### Problem description
Determine how many lines of the records include "this", and answer with the number alone.

### Source data
————————
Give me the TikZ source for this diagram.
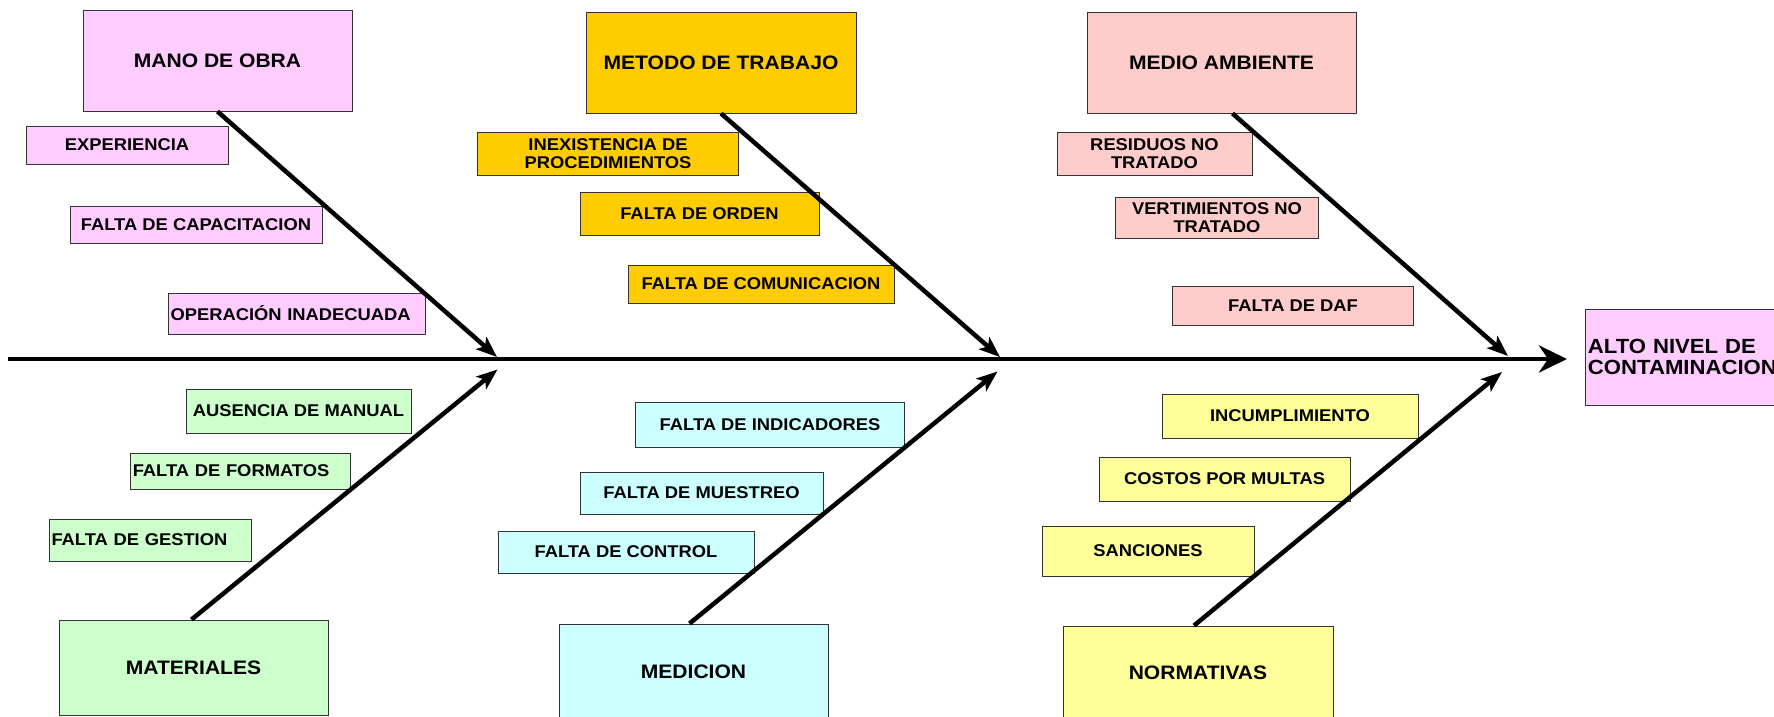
————————
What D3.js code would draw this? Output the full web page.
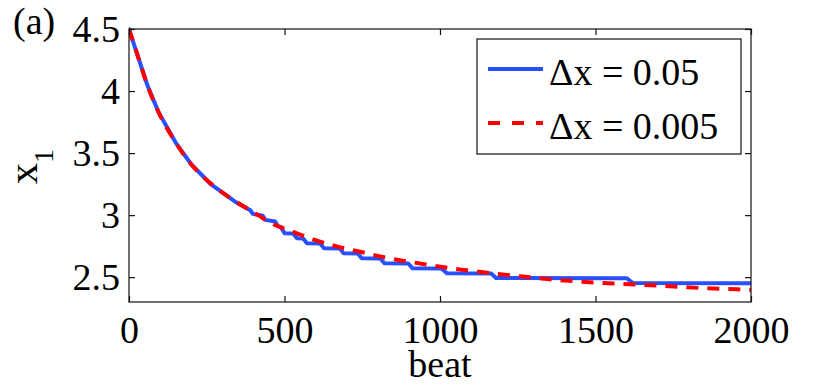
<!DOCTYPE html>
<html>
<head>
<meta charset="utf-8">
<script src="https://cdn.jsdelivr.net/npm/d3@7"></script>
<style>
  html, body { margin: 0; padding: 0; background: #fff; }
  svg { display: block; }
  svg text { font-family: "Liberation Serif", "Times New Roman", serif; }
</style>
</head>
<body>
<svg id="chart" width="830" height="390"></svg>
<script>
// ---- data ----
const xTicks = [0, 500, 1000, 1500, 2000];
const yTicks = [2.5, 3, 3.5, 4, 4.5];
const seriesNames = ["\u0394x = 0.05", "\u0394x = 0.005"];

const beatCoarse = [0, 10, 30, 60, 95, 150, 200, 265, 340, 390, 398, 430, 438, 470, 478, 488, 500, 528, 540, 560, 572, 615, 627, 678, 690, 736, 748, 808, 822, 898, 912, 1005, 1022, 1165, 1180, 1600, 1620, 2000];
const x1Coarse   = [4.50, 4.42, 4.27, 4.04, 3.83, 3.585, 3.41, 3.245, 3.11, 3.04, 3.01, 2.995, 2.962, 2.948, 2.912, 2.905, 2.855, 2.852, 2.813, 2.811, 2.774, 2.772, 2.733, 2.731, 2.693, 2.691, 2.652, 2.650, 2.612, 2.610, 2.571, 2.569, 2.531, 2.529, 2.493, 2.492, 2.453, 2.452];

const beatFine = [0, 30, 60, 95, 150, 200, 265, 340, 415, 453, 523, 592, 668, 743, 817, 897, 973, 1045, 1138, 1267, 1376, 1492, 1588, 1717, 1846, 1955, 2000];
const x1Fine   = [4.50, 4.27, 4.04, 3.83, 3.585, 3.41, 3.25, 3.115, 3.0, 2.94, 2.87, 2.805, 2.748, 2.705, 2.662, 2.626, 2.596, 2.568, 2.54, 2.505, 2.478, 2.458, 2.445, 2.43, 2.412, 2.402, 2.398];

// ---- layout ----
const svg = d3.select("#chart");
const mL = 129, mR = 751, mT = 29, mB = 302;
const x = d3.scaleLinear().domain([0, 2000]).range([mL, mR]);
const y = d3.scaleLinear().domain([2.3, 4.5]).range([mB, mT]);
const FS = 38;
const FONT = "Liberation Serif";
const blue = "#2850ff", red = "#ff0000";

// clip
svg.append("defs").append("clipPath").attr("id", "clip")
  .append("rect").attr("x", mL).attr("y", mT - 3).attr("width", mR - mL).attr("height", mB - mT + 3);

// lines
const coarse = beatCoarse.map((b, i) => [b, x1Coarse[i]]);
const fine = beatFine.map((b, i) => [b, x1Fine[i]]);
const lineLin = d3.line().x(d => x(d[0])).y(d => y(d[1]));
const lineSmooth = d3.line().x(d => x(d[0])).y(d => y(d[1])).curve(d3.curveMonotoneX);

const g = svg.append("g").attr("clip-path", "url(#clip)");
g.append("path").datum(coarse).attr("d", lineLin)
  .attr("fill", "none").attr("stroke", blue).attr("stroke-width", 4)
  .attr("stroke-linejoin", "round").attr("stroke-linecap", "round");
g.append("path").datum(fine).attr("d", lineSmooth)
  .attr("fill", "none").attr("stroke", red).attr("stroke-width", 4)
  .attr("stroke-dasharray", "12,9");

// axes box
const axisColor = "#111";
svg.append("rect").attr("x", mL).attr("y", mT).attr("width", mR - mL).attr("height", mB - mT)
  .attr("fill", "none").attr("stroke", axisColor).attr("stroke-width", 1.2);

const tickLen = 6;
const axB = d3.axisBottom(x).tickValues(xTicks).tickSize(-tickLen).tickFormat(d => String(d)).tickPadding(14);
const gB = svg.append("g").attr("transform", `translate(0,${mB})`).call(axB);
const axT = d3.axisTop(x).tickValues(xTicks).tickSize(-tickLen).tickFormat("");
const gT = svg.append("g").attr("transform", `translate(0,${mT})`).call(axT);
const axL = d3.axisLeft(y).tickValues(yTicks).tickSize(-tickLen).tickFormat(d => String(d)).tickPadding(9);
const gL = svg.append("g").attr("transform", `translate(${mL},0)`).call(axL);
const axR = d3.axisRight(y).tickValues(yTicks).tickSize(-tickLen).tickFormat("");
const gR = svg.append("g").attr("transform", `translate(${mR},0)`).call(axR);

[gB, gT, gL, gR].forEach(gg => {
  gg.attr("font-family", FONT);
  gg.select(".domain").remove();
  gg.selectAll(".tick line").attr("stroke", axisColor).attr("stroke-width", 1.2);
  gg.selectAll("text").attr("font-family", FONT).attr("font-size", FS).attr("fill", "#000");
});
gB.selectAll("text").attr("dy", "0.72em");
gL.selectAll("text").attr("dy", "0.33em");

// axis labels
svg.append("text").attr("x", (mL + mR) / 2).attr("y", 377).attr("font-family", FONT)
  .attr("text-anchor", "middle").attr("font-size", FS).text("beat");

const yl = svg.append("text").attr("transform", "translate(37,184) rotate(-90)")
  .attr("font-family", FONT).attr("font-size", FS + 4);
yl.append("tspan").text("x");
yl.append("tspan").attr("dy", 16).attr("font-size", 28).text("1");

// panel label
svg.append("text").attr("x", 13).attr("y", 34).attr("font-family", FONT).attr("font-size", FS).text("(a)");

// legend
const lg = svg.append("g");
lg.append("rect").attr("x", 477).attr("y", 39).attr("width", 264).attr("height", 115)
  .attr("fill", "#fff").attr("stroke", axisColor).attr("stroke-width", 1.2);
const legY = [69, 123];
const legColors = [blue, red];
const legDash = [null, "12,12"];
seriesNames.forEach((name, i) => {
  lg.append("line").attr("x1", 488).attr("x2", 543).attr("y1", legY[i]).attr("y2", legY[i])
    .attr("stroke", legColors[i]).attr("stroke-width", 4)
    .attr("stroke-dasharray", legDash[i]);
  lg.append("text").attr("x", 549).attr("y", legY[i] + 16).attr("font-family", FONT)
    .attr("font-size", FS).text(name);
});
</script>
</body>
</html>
————————
### Output below
2